Despite resistance from the clergy and the prison director, in 1854 the women were given permission to visit female prisoners and manage a form of Sunday school among them with the purpose of "with prayer, bible studies and moral talk try to bring comfort to the women placed under arrest and if possible influence their reform for the better".

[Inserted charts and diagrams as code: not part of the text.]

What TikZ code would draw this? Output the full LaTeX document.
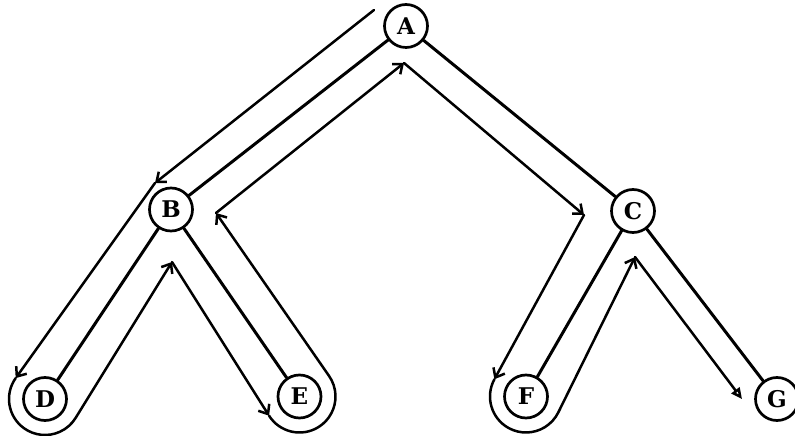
\documentclass[tikz,border=0pt]{standalone}
\usepackage{fontspec}
\newfontfamily\lblfont{DejaVu Serif}
\usetikzlibrary{arrows.meta,calc}
\tikzset{
  vtx/.style={circle,draw,line width=2.7pt,minimum size=43pt,inner sep=0pt,
    font=\lblfont\bfseries\fontsize{23}{23}\selectfont},
  edge/.style={line width=3pt},
  tour/.style={line width=2.5pt,-{Straight Barb[length=8pt,width=13pt]}},
  tourG/.style={line width=2.5pt,-{Triangle[open,length=11pt,width=10pt]}}
}
\begin{document}
\begin{tikzpicture}[x=1pt,y=1pt,line join=round,line cap=round]
\useasboundingbox (0,0) rectangle (795,436);
\node[vtx] (A) at (406,410) {A};
\node[vtx] (B) at (171,226.5) {B};
\node[vtx] (C) at (633,225) {C};
\node[vtx] (D) at (45,37) {D};
\node[vtx] (E) at (299.5,39.5) {E};
\node[vtx] (F) at (526,39.5) {F};
\node[vtx] (G) at (777,37) {G};
% tree edges
\draw[edge] (A) -- (B);
\draw[edge] (A) -- (C);
\draw[edge] (B) -- (D);
\draw[edge] (B) -- (E);
\draw[edge] (C) -- (F);
\draw[edge] (C) -- (G);
% tour points
\coordinate (T0) at (374,426);
\coordinate (PBl) at (155,253);
\coordinate (vDB) at (172,174);
\coordinate (vB) at (216,223);
\coordinate (vA) at (404,373);
\coordinate (PCl) at (584,221);
\coordinate (vC) at (635,179);
\coordinate (Gtip) at (742,37);
\coordinate (Dtip) at ($(D.center)+(144.5:36pt)$);
\coordinate (Etip) at ($(E.center)+(212.3:36pt)$);
\coordinate (Ftip) at ($(F.center)+(151.4:36pt)$);
% tour
\draw[tour] (T0) -- (PBl);
\draw[tour] (PBl) -- (Dtip);
\draw[tour] (Dtip) arc[start angle=144.5,end angle=328.3,radius=36pt] -- (vDB);
\draw[tour] (vDB) -- (Etip);
\draw[tour] (Etip) arc[start angle=212.3,end angle=394.8,radius=36pt] -- (vB);
\draw[tour] (vB) -- (vA);
\draw[tour] (vA) -- (PCl);
\draw[tour] (PCl) -- (Ftip);
\draw[tour] (Ftip) arc[start angle=151.4,end angle=333.7,radius=36pt] -- (vC);
\draw[tourG] (vC) -- (Gtip);
\end{tikzpicture}
\end{document}
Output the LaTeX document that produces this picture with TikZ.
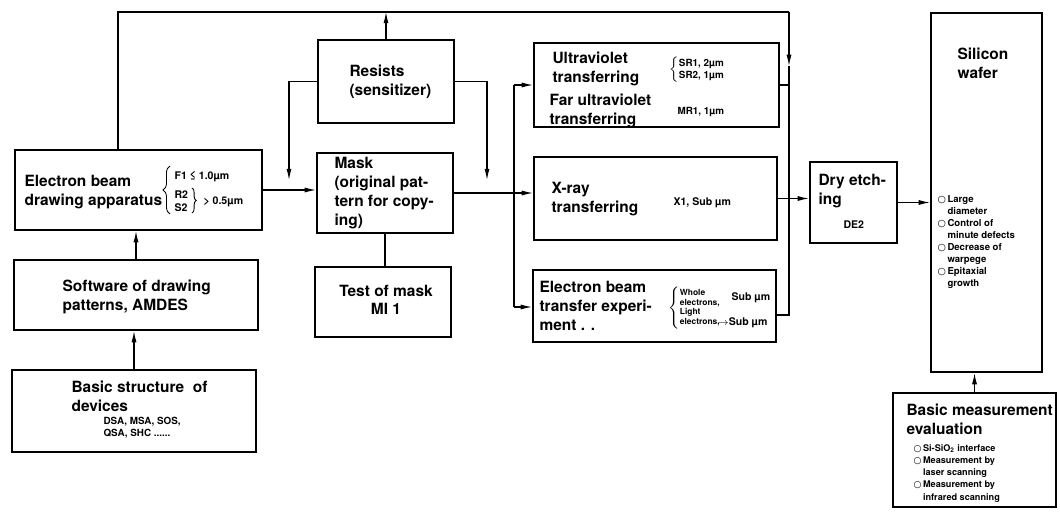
\documentclass[tikz,border=0pt]{standalone}
\usepackage{fontspec}
\setmainfont{TeX Gyre Heros}
\newfontfamily\symfnt{DejaVu Sans}
\usepackage{tikz}
\usetikzlibrary{arrows,arrows.meta,fit,positioning,decorations.pathreplacing}
\newcommand{\wbul}{{\symfnt ○}}

\begin{document}
\begin{tikzpicture}[x=0.025cm, y=-0.025cm, line width=0.8pt,
	>={Latex[length=8pt,width=3.6pt]},
	blk/.style={draw, line width=1.5pt, inner sep=0pt},
	brc/.style={decorate, decoration={brace, amplitude=#1}, line width=0.6pt},
	lbl/.style={anchor=west, align=left, inner sep=0pt, font=\fontsize{11}{13.3}\selectfont\bfseries},
	note/.style={anchor=west, align=left, inner sep=0pt, font=\fontsize{6.5}{8.3}\selectfont\bfseries}]
	\useasboundingbox (0,0) rectangle (1060,512);

	% boxes
	\node[blk, fit={(15,150) (262,230)}] (eb) {};
	\node[blk, fit={(14,260) (258,330)}] (sw) {};
	\node[blk, fit={(12,370) (256,452)}] (bs) {};
	\node[blk, fit={(318,40) (454,123)}] (res) {};
	\node[blk, fit={(317,153) (453,233)}] (mask) {};
	\node[blk, fit={(315,267) (451,337)}] (test) {};
	\node[blk, fit={(534,43) (779,127)}] (uv) {};
	\node[blk, fit={(534,157) (777,240)}] (xr) {};
	\node[blk, fit={(533,270) (776,342)}] (ebt) {};
	\node[blk, fit={(810,162) (897,243)}] (dry) {};
	\node[blk, fit={(931,13) (1042,372)}] (waf) {};
	\node[blk, fit={(893,393) (1056,507)}] (meas) {};

	% texts
	\node[lbl] (ebtxt) at (24,192) {Electron beam\\drawing apparatus};
	\node[note, font=\fontsize{7.5}{9}\selectfont\bfseries] (ebf1) at (174,176) {F1 ≤ 1.0µm};
	\node[note, font=\fontsize{7.5}{9.5}\selectfont\bfseries] (ebrs) at (174,201) {R2\\S2};
	\node[note, font=\fontsize{7.5}{9}\selectfont\bfseries] (ebgt) at (203,202) {> 0.5µm};
	\coordinate (ebb1) at (170,214);
	\coordinate (ebb2) at (170,166);
	\coordinate (ebb3) at (192,188);
	\coordinate (ebb4) at (192,213);
	\draw [brc=5pt] (ebb1) to (ebb2);
	\draw [brc=3pt] (ebb3) to (ebb4);
	\node[lbl] (swtxt) at (62,297) {Software of drawing\\patterns, AMDES};
	\node[lbl] (bstxt) at (71,396) {Basic structure~ of\\devices};
	\node[note, font=\fontsize{7}{8.5}\selectfont\bfseries] (bsval) at (103,428) {DSA, MSA, SOS,\\QSA, SHC ......};
	\node[lbl] (restxt) at (349,82) {Resists\\(sensitizer)};
	\node[lbl] (masktxt) at (334,193) {Mask\\(original pat-\\tern for copy-\\ing)};
	\node[lbl, align=center, anchor=center] (testtxt) at (386,300) {Test of mask\\MI 1};
	\node[lbl] (uvtxt) at (552,69) {Ultraviolet\\transferring};
	\node[lbl] (futxt) at (549,111) {Far ultraviolet\\transferring};
	\node[note, font=\fontsize{7}{8.5}\selectfont\bfseries] (uvval) at (669,70) {$\left\{\begin{tabular}{@{}l@{}}SR1, 2µm\\SR2, 1µm\end{tabular}\right.$};
	\node[note, font=\fontsize{7}{8.5}\selectfont\bfseries] (fuval) at (677,112) {MR1, 1µm};
	\node[lbl] (xrtxt) at (551,199) {X-ray\\transferring};
	\node[note, font=\fontsize{7.5}{9}\selectfont\bfseries] (xrval) at (673,203) {X1, Sub µm};
	\node[lbl] (ebttxt) at (539,306) {Electron beam\\transfer experi-\\ment . .};
	\node[note, font=\fontsize{6}{6.8}\selectfont\bfseries] (ebtval) at (668,308)
		{$\left\{\begin{tabular}{@{}l@{}}Whole\\electrons,\\Light\\electrons,\end{tabular}\right.$};
	\node[note, font=\fontsize{7.5}{9}\selectfont\bfseries] (sub1) at (731,298) {Sub µm};
	\node[note, font=\fontsize{7.5}{9}\selectfont\bfseries] (sub2) at (717,323) {$\rightarrow$Sub µm};
	\node[lbl] (drytxt) at (818,191) {Dry etch-\\ing};
	\node[note, font=\fontsize{7.5}{9}\selectfont\bfseries] (drydx) at (843,225) {DE2};
	\node[lbl] (waftxt) at (957,63) {Silicon\\wafer};
	\node[note, anchor=north west, font=\fontsize{6.8}{8.6}\selectfont\bfseries] (waflist) at (937,193)
		{\begin{tabular}{@{}l@{\,}l@{}}\wbul&Large\\&diameter\\\wbul&Control of\\&minute defects\\\wbul&Decrease of\\&warpege\\\wbul&Epitaxial\\&growth\end{tabular}};
	\node[lbl] (meastxt) at (906,419) {Basic measurement\\evaluation};
	\node[note, anchor=north west, font=\fontsize{6.5}{8.7}\selectfont\bfseries] (measlist) at (913,442)
		{\begin{tabular}{@{}l@{\,}l@{}}\wbul&Si-SiO\textsubscript{2} interface\\\wbul&Measurement by\\&laser scanning\\\wbul&Measurement by\\&infrared scanning\end{tabular}};

	% connectors
	\coordinate (tl) at (118,12);
	\coordinate (tr) at (789,12);
	\coordinate (dn) at (789,66);
	\coordinate (rb) at (789,315);
	\coordinate (lt) at (514,85);
	\coordinate (lb) at (514,307);
	\coordinate (rl) at (289,180);
	\coordinate (rr) at (487,180);

	\draw [-] (tl |- eb.north) to (tl) to (tr);
	\draw [->] (tr) to (dn);
	\draw [-] (dn) to (rb) to (rb -| ebt.east);
	\draw [-] (uv.east) to (uv.east -| tr);
	\draw [->] (res.north) to (res.north |- tl);
	\draw [->] (res.west) -| (rl);
	\draw [->] (res.east) -| (rr);
	\draw [->] (sw.north) to (sw.north |- eb.south);
	\draw [->] (bs.north) to (bs.north |- sw.south);
	\draw [->] (eb.east) to (eb.east -| mask.west);
	\draw [-] (mask.south) to (mask.south |- test.north);
	\draw [->] (mask.east) to (mask.east -| xr.west);
	\draw [-] (lt) to (lb);
	\draw [->] (lt) to (lt -| uv.west);
	\draw [->] (lb) to (lb -| ebt.west);
	\draw [->] (xr.east) to (xr.east -| dry.west);
	\draw [->] (dry.east) to (dry.east -| waf.west);
	\draw [->] (meas.north) to (meas.north |- waf.south);
\end{tikzpicture}
\end{document}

Mathilda Foy described the work of the society in an interview which was published in English long after the events took place. Betty Ehrenborg took charge of the vagrants, Maria Cederschiöld the thieves and Mathilda Foy the child murderers. Foy remarked: "I was glad to have been rid of the gentlemen onlookers [the vicar and the prison director], but found it odd to be surrounded by 120 child murderesses." Fredrika Bremer worked wherever she was needed, and took over the vagrants whenever Ehrenborg was absent, among whom she felt very comfortable:
"Had it not been for the way I was brought up and my social position, I may have belonged with them. I do not believe I would have murdered my children or any other person, nor would I have stolen, it seemed to me to be so vulgar. But to run along the streets and scream and argue, drink myself intoxicated, use foul language and insult the police; that would have been more in my taste. I would have found that amusing!"